South African medical specialists have successfully used 3D printing to create jaw bones for two facially deformed men.
On July 24th the two patients received titanium mandible implants created with 3D printing technology at the Kimberley Hospital Complex in the Northern Cape.
The two patients – aged 31 and 20 – lost portions of their faces due to cancer and ancillary diseases. “Cancer is a terrible disease affecting many people,” stated Head Surgeon, Dr Cules van der Heever. “More than 500 new cases of head and neck cancer are diagnosed every year in the Northern Cape alone. These cancers cause serious disfiguration, negatively impacting the patient’s quality of life. The idea with these implants is to fix the facial contour and restore normal function and appearance.”

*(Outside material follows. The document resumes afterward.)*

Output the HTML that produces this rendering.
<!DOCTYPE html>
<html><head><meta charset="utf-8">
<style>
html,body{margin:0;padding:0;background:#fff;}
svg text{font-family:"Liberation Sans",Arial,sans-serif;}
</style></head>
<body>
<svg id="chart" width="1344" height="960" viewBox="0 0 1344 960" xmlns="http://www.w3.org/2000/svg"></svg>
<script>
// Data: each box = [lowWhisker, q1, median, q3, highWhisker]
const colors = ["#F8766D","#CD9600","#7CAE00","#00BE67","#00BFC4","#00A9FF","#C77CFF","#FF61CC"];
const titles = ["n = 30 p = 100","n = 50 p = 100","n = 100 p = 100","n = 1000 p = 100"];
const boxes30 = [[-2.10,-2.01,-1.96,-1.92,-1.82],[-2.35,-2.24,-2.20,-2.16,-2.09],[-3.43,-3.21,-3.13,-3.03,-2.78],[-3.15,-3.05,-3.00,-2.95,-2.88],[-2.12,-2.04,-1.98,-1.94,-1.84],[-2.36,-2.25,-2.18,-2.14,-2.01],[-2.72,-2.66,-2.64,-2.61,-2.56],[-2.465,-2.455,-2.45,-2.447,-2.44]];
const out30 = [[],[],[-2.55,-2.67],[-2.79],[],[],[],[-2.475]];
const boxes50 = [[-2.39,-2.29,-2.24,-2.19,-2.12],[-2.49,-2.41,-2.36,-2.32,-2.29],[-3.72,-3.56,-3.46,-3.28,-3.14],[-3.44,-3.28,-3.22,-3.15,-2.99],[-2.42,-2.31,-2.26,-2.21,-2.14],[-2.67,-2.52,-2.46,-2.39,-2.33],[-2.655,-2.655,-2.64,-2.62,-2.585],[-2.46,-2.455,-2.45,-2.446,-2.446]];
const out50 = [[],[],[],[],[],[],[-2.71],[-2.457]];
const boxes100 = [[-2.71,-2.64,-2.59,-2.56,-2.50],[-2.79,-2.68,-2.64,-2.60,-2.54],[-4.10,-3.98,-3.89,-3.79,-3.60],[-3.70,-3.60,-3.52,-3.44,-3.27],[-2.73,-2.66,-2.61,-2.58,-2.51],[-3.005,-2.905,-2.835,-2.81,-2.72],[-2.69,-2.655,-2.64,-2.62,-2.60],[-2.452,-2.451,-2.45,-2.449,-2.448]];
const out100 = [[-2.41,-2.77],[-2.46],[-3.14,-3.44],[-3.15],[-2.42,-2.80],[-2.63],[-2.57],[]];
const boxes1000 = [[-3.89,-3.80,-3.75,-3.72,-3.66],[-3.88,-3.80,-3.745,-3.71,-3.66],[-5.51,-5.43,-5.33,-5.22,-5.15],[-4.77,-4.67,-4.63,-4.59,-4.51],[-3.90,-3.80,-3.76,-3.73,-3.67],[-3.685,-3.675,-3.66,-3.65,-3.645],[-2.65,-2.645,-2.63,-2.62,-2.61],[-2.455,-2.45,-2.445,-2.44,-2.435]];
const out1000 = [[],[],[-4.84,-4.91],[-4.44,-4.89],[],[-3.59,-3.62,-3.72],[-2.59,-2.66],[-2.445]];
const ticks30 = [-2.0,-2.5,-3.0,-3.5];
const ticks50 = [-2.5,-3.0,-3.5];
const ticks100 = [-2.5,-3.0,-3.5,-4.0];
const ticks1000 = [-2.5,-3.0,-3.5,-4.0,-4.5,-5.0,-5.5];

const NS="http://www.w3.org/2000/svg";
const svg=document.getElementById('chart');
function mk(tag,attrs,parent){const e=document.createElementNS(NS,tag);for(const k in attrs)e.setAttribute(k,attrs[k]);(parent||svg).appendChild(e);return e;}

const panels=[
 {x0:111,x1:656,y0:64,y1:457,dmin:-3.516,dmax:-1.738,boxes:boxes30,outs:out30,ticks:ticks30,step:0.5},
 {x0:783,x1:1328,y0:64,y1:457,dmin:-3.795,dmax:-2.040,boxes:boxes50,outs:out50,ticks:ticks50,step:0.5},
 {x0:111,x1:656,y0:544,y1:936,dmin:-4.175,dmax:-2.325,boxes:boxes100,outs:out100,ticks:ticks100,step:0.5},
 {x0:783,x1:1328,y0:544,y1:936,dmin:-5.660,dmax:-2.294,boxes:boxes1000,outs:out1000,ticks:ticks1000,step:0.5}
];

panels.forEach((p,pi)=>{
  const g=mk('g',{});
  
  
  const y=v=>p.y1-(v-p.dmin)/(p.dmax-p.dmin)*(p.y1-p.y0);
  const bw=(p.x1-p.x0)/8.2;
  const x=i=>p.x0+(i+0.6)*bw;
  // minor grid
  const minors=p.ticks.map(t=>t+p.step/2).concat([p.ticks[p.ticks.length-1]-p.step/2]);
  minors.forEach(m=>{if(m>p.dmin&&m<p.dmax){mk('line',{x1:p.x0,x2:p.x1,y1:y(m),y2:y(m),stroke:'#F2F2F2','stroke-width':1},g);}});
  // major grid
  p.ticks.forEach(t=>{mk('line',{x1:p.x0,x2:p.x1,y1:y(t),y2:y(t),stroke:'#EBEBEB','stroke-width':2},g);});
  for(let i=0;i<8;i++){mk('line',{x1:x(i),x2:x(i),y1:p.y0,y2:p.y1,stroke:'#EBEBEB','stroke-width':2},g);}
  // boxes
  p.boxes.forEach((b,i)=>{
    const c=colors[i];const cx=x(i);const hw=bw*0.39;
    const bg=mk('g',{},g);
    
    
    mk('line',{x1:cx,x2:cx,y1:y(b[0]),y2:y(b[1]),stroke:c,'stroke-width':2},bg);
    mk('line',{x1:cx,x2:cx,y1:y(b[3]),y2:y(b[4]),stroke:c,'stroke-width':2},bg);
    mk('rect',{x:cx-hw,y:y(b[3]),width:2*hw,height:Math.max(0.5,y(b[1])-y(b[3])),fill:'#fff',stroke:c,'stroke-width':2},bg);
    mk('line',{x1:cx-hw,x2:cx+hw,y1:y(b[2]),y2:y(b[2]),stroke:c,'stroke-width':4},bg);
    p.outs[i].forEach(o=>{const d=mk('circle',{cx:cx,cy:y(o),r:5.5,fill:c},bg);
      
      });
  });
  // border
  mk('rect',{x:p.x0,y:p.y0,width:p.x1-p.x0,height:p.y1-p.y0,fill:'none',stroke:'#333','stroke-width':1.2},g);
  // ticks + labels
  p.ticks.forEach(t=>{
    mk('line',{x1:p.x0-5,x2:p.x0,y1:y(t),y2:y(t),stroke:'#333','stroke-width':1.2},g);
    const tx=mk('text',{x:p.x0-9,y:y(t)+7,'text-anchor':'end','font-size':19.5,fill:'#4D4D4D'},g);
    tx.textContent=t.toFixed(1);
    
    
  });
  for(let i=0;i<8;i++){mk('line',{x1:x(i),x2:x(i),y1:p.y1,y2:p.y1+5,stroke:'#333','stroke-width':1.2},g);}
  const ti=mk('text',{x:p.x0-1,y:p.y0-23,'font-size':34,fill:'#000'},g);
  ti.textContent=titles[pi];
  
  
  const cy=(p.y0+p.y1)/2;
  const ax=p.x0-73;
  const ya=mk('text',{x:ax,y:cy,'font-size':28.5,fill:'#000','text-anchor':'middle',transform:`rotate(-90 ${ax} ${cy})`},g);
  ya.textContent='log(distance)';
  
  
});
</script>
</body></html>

The jaws were 3D printed with a titanium powder, via a laser sintering process after being modelled with Materialise’s Mimics, 3-matic and Magics software at The Central University of Technology (CUT) in Bloemfontein. Once printed, they were exact fits, and a team of five specialists then performed the implantation.
Because the jaws were custom built, layer by layer, specifically for each patient, the surgery time was cut back significantly. Also, due to the use of 3D printed titanium, each surgery cost just 20% of what a traditional jaw implant surgery would have cost. Using traditional CNC milling to manufacture a jaw implant wastes approximately 80% of the titanium block used, whereas 3D printing wastes almost no titanium at all.
Although it’s not yet possible for teeth to be implanted into the titanium jaws, the metal is compatible with the human body, making it less likely to be rejected when used to replace bone structures.
The 3D printers are imported from Germany and cost approximately €500.000 (R7.1 million). The technology is under pilot in Kimberley with intentions to roll it out to other South African healthcare facilities countrywide.
This is the first time such a procedure was performed in South Africa, and only the second time in the world. Last year the first 3D printed titanium jaw implant was performed on a 80 year old woman in Belgium who had lost her jaw to bone infection.